I will not compare myself to others walking this same journey, but I will listen to them. I will make a pact with my inner voice. I can hear it, I can understand it and now it will help fix me. I will make a plan…a battle plan, wall charts and all. I will take one step ( I mean that literally) at a time, and use paper and pen to record each step, its consequence and what my inner self feels about that step. I will go to sleep each night and wake up each day ready to fix myself. This is my new job.

Shall we call it Long Covid then?

At home, one evening in the first few days of this new, weird existence, as The Husband got the microwave meals ready, and gave me the evening dose of the Doxycycline, he looked really alarmed. Even he knew the limits I could be pushed to, and more importantly the limits I pushed myself to were beyond ordinary folks’ capabilities. Today, that limit was breached. I swallowed the tablet, and immediately forgot if I had taken it. So started the diarising of my medication, and anything else that had any relevance. 

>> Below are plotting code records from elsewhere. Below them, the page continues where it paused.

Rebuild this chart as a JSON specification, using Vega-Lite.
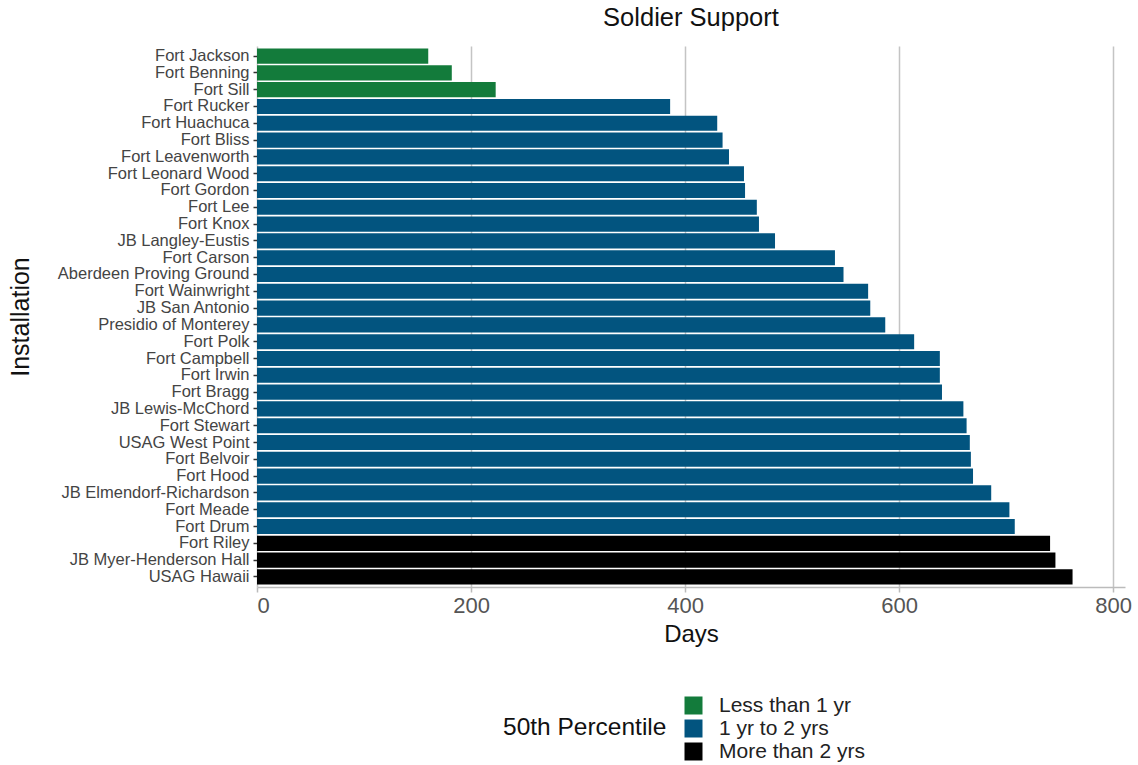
{
  "$schema": "https://vega.github.io/schema/vega-lite/v6.json",
  "width": 868,
  "height": 541,
  "padding": {"left": 8, "top": 5, "right": 5, "bottom": 0},
  "background": "white",
  "title": {"text": "Soldier Support", "fontSize": 25.5, "fontWeight": "normal", "font": "Liberation Sans", "color": "#111", "anchor": "middle", "frame": "group", "offset": 15},
  "data": {"values": [
    {"Installation": "Fort Jackson", "Days": 160, "Percentile": "Less than 1 yr"},
    {"Installation": "Fort Benning", "Days": 182, "Percentile": "Less than 1 yr"},
    {"Installation": "Fort Sill", "Days": 223, "Percentile": "Less than 1 yr"},
    {"Installation": "Fort Rucker", "Days": 386, "Percentile": "1 yr to 2 yrs"},
    {"Installation": "Fort Huachuca", "Days": 430, "Percentile": "1 yr to 2 yrs"},
    {"Installation": "Fort Bliss", "Days": 435, "Percentile": "1 yr to 2 yrs"},
    {"Installation": "Fort Leavenworth", "Days": 441, "Percentile": "1 yr to 2 yrs"},
    {"Installation": "Fort Leonard Wood", "Days": 455, "Percentile": "1 yr to 2 yrs"},
    {"Installation": "Fort Gordon", "Days": 456, "Percentile": "1 yr to 2 yrs"},
    {"Installation": "Fort Lee", "Days": 467, "Percentile": "1 yr to 2 yrs"},
    {"Installation": "Fort Knox", "Days": 469, "Percentile": "1 yr to 2 yrs"},
    {"Installation": "JB Langley-Eustis", "Days": 484, "Percentile": "1 yr to 2 yrs"},
    {"Installation": "Fort Carson", "Days": 540, "Percentile": "1 yr to 2 yrs"},
    {"Installation": "Aberdeen Proving Ground", "Days": 548, "Percentile": "1 yr to 2 yrs"},
    {"Installation": "Fort Wainwright", "Days": 571, "Percentile": "1 yr to 2 yrs"},
    {"Installation": "JB San Antonio", "Days": 573, "Percentile": "1 yr to 2 yrs"},
    {"Installation": "Presidio of Monterey", "Days": 587, "Percentile": "1 yr to 2 yrs"},
    {"Installation": "Fort Polk", "Days": 614, "Percentile": "1 yr to 2 yrs"},
    {"Installation": "Fort Campbell", "Days": 638, "Percentile": "1 yr to 2 yrs"},
    {"Installation": "Fort Irwin", "Days": 638, "Percentile": "1 yr to 2 yrs"},
    {"Installation": "Fort Bragg", "Days": 640, "Percentile": "1 yr to 2 yrs"},
    {"Installation": "JB Lewis-McChord", "Days": 660, "Percentile": "1 yr to 2 yrs"},
    {"Installation": "Fort Stewart", "Days": 663, "Percentile": "1 yr to 2 yrs"},
    {"Installation": "USAG West Point", "Days": 666, "Percentile": "1 yr to 2 yrs"},
    {"Installation": "Fort Belvoir", "Days": 667, "Percentile": "1 yr to 2 yrs"},
    {"Installation": "Fort Hood", "Days": 669, "Percentile": "1 yr to 2 yrs"},
    {"Installation": "JB Elmendorf-Richardson", "Days": 686, "Percentile": "1 yr to 2 yrs"},
    {"Installation": "Fort Meade", "Days": 703, "Percentile": "1 yr to 2 yrs"},
    {"Installation": "Fort Drum", "Days": 708, "Percentile": "1 yr to 2 yrs"},
    {"Installation": "Fort Riley", "Days": 741, "Percentile": "More than 2 yrs"},
    {"Installation": "JB Myer-Henderson Hall", "Days": 746, "Percentile": "More than 2 yrs"},
    {"Installation": "USAG Hawaii", "Days": 762, "Percentile": "More than 2 yrs"}
  ]},
  "mark": {"type": "bar"},
  "encoding": {
    "y": {
      "field": "Installation", "type": "nominal", "sort": null,
      "scale": {"paddingInner": 0.1, "paddingOuter": 0.15},
      "axis": {"title": "Installation", "titleFontSize": 25, "titleFontWeight": "normal", "titleFont": "Liberation Sans", "titleColor": "#111", "titlePadding": 24,
        "labelFontSize": 16.5, "labelFont": "Liberation Sans", "labelColor": "#444", "labelPadding": 4, "labelLimit": 400,
        "domain": false, "ticks": true, "tickColor": "#333", "tickSize": 4, "tickWidth": 1.5, "grid": false}
    },
    "x": {
      "field": "Days", "type": "quantitative",
      "scale": {"domain": [0, 811], "nice": false},
      "axis": {"title": "Days", "titleFontSize": 24, "titleFontWeight": "normal", "titleFont": "Liberation Sans", "titleColor": "#111", "titlePadding": 6,
        "values": [0, 200, 400, 600, 800], "labelFontSize": 22, "labelFont": "Liberation Sans", "labelColor": "#555", "labelPadding": 3,
        "domain": true, "domainColor": "#bbb", "domainWidth": 1.5, "tickColor": "#bbb", "tickWidth": 1.5, "tickSize": 5,
        "grid": true, "gridColor": "#c4c4c4", "gridWidth": 1.5}
    },
    "color": {
      "field": "Percentile", "type": "nominal",
      "scale": {"domain": ["Less than 1 yr", "1 yr to 2 yrs", "More than 2 yrs"], "range": ["#137b3b", "#02547f", "#000000"]},
      "legend": {"title": "50th Percentile", "orient": "none", "legendX": 246, "legendY": 649, "direction": "vertical", "titleOrient": "left", "titleAnchor": "middle", "titleBaseline": "middle",
        "titleFontSize": 24.5, "titleFont": "Liberation Sans", "titleFontWeight": "normal", "titleColor": "#111", "titlePadding": 16,
        "labelFontSize": 21, "labelFont": "Liberation Sans", "labelColor": "#222", "labelOffset": 15, "labelLimit": 400, "symbolType": "square", "symbolSize": 324, "symbolStrokeWidth": 0,
        "rowPadding": 1}
    }
  },
  "config": {"view": {"stroke": null}}
}
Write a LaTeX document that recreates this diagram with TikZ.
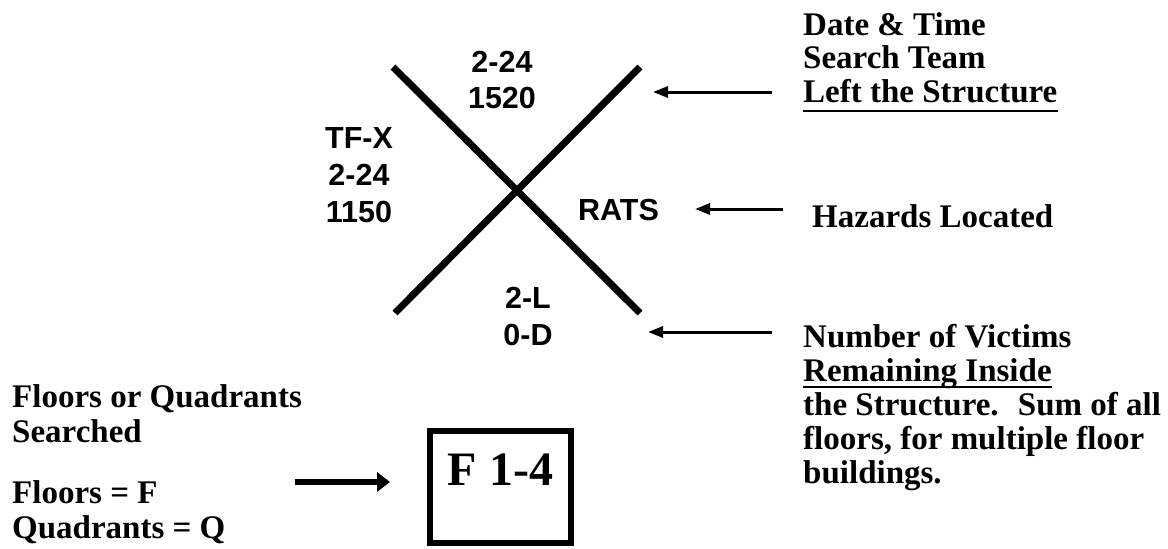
\documentclass[tikz,border=0pt]{standalone}
\usepackage{fontspec}
\setmainfont{Liberation Serif}
\newfontfamily\arialfont{Liberation Sans}
\usetikzlibrary{arrows.meta}
\tikzset{
  note/.style={font=\fontsize{33}{36}\selectfont\bfseries, inner sep=0pt, anchor=base west},
  sanslabel/.style={font=\arialfont\bfseries\fontsize{30.5}{36}\selectfont, inner sep=0pt, anchor=base},
  xbar/.style={line width=7pt},
  thinarrow/.style={line width=3pt, -{Triangle[length=15pt,width=11pt]}},
  thickarrow/.style={line width=6pt, -{Triangle[length=13pt,width=19pt]}},
  uline/.style={line width=2pt},
  floorbox/.style={draw, line width=6pt, minimum width=141pt, minimum height=112pt, inner sep=0pt}
}
\begin{document}
\begin{tikzpicture}[x=1pt,y=-1pt]
\useasboundingbox (0,0) rectangle (1168,549);
% the X
\coordinate (xa) at (393,67);
\coordinate (xb) at (640,313);
\coordinate (xc) at (640,67);
\coordinate (xd) at (395,313);
\draw[xbar] (xa) -- (xb);
\draw[xbar] (xc) -- (xd);
% quadrant labels
\node[sanslabel] (top1) at (502,72) {2-24};
\node[sanslabel] (top2) at (502,108) {1520};
\node[sanslabel] (left1) at (359,148) {TF-X};
\node[sanslabel] (left2) at (359,185) {2-24};
\node[sanslabel] (left3) at (359,222) {1150};
\node[sanslabel] (rats) at (618.5,220) {RATS};
\node[sanslabel] (bot1) at (528,308) {2-L};
\node[sanslabel] (bot2) at (528,345) {0-D};
% right notes
\node[note] (d1) at (803,35) {Date \& Time};
\node[note] (d2) at (803,68.5) {Search Team};
\node[note] (d3) at (803,102) {Left the Structure};
\draw[uline] ([yshift=-8.5pt]d3.base west) -- ([yshift=-8.5pt]d3.base east);
\node[note] (hz) at (812,227) {Hazards Located};
\node[note] (v1) at (803,347) {Number of Victims};
\node[note] (v2) at (803,381) {Remaining Inside};
\draw[uline] ([yshift=-6pt]v2.base west) -- ([yshift=-6pt]v2.base east);
\node[note] (v3) at (803,415) {the Structure.~ Sum of all};
\node[note] (v4) at (803,449) {floors, for multiple floor};
\node[note] (v5) at (803,483) {buildings.};
% arrows on the right
\coordinate (a1s) at (772,92);  \coordinate (a1e) at (653,92);
\coordinate (a2s) at (783,209); \coordinate (a2e) at (695,209);
\coordinate (a3s) at (772,332); \coordinate (a3e) at (648,332);
\draw[thinarrow] (a1s) -- (a1e);
\draw[thinarrow] (a2s) -- (a2e);
\draw[thinarrow] (a3s) -- (a3e);
% left notes
\node[note] (f1) at (12,407) {Floors or Quadrants};
\node[note] (f2) at (12,442) {Searched};
\node[note] (f3) at (12,503) {Floors = F};
\node[note] (f4) at (12,538) {Quadrants = Q};
% box
\node[floorbox] (box) at (500,486.5) {};
\node[font=\fontsize{48}{50}\selectfont\bfseries, inner sep=0pt, anchor=base] (boxtext) at (500.5,485) {F 1-4};
\coordinate (a4s) at (295,482); \coordinate (a4e) at (390,482);
\draw[thickarrow] (a4s) -- (a4e);
\end{tikzpicture}
\end{document}
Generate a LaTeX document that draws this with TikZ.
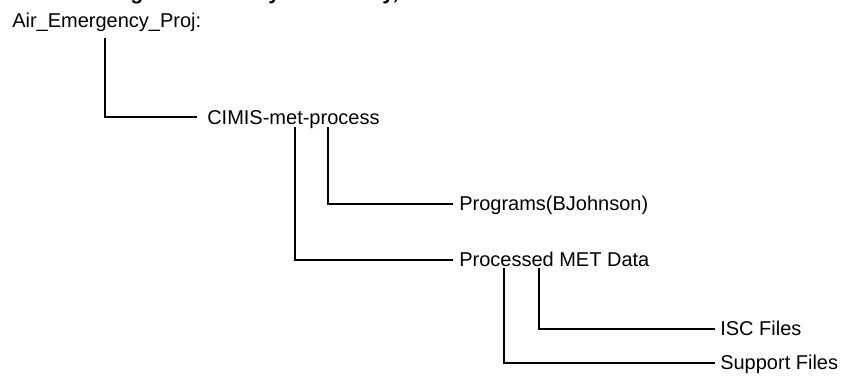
\documentclass[tikz,border=0pt]{standalone}
\usepackage{fontspec}
\setmainfont{Liberation Sans}
\usetikzlibrary{calc}
\begin{document}
\begin{tikzpicture}[x=0.75pt,y=-0.75pt,
  lbl/.style={anchor=base west, inner sep=0pt, font=\fontsize{15}{18}\selectfont},
  conn/.style={draw=black, line width=0.9pt},
  frag/.style={anchor=base west, inner sep=0pt, font=\bfseries\fontsize{16}{19}\selectfont}]
\useasboundingbox (0,0) rectangle (847,383);
\fill[white] (0,0) rectangle (847,383);
% cut-off title fragments at the top edge
\node[frag] (fg) at (130,-0.5) {g};
\node[frag] (fy1) at (268,-0.5) {y};
\node[frag] (fy2) at (382,-0.5) {y,};
% tree labels
\node[lbl] (air) at (12,27) {Air\_Emergency\_Proj:};
\node[lbl] (cimis) at (207,124) {CIMIS-met-process};
\node[lbl] (prog) at (459,210) {Programs(BJohnson)};
\node[lbl] (met) at (459,266) {Processed MET Data};
\node[lbl] (isc) at (720,335) {ISC Files};
\node[lbl] (sup) at (720,369) {Support Files};
% connectors
\draw[conn] ($(air.base west)+(93,11)$) |- ($(cimis.base west)+(-10,-7)$);
\draw[conn] ($(cimis.base west)+(121,3)$) |- ($(prog.base west)+(-6,-6)$);
\draw[conn] ($(cimis.base west)+(88,3)$) |- ($(met.base west)+(-6,-6)$);
\draw[conn] ($(met.base west)+(80,2)$) |- ($(isc.base west)+(-5,-6)$);
\draw[conn] ($(met.base west)+(45,2)$) |- ($(sup.base west)+(-5,-6)$);
\end{tikzpicture}
\end{document}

For the first time, and maybe the only time, I broke down and cried. Within seconds the gadget on my finger - The pulse Oximter, flashed ridiculous numbers showing a heart rate in forbidden numbers. So I gulped, wiped my face and took slow breaths as I sat down. This was insult to injury. Not only did I have “something” that had no explanation, no specific cause, no point of reference for the medical field, I  couldn’t even have two min utes of shock and grief either as my heart would explode.

I would say, the single most difficult thing was not having a time-scale. Is this how I would be for life?

Many days later, when I found a private doctor who gave me 30 minutes time in exchange for £130, I remember asking him the following questions, and his answers:

How long will this thing last? Don’t know

What is it? Don’t know

Is there a treatment? Don’t know.

I got referrals for heart scans, blood tests and a few other tests. In hindsight, if I knew then, what I know now I might have had a few other tests and scans. I refused to consider all the medications that “may help” with the symptoms I was experiencing, because these weren’t small time medications. We were talking beta-blockers, and other serious medicines which could have side effects, which may not work and if no one knew what was wrong with me, I wasn’t going to take medicines blindly.

More non-wisdom arrived when I asked if I should rest it out, or fight it out. Don’t know. If I rested too long, the heart muscle would weaken and give way down the line. But if I started moving my heart was ripe and ready for a full on heart attack any second. I left the doctor clutching the papers for the various tests. On one corner was written, “Long Covid?” With a question mark. 

The reason Covid-19 was called a novel illness, means that it was new. So no medical professional, anywhere in the world had any proven information or knowledge. What was probably being gathered was  anecdotal patient experience. I was struck down at the wrong time and I felt absolutely alone.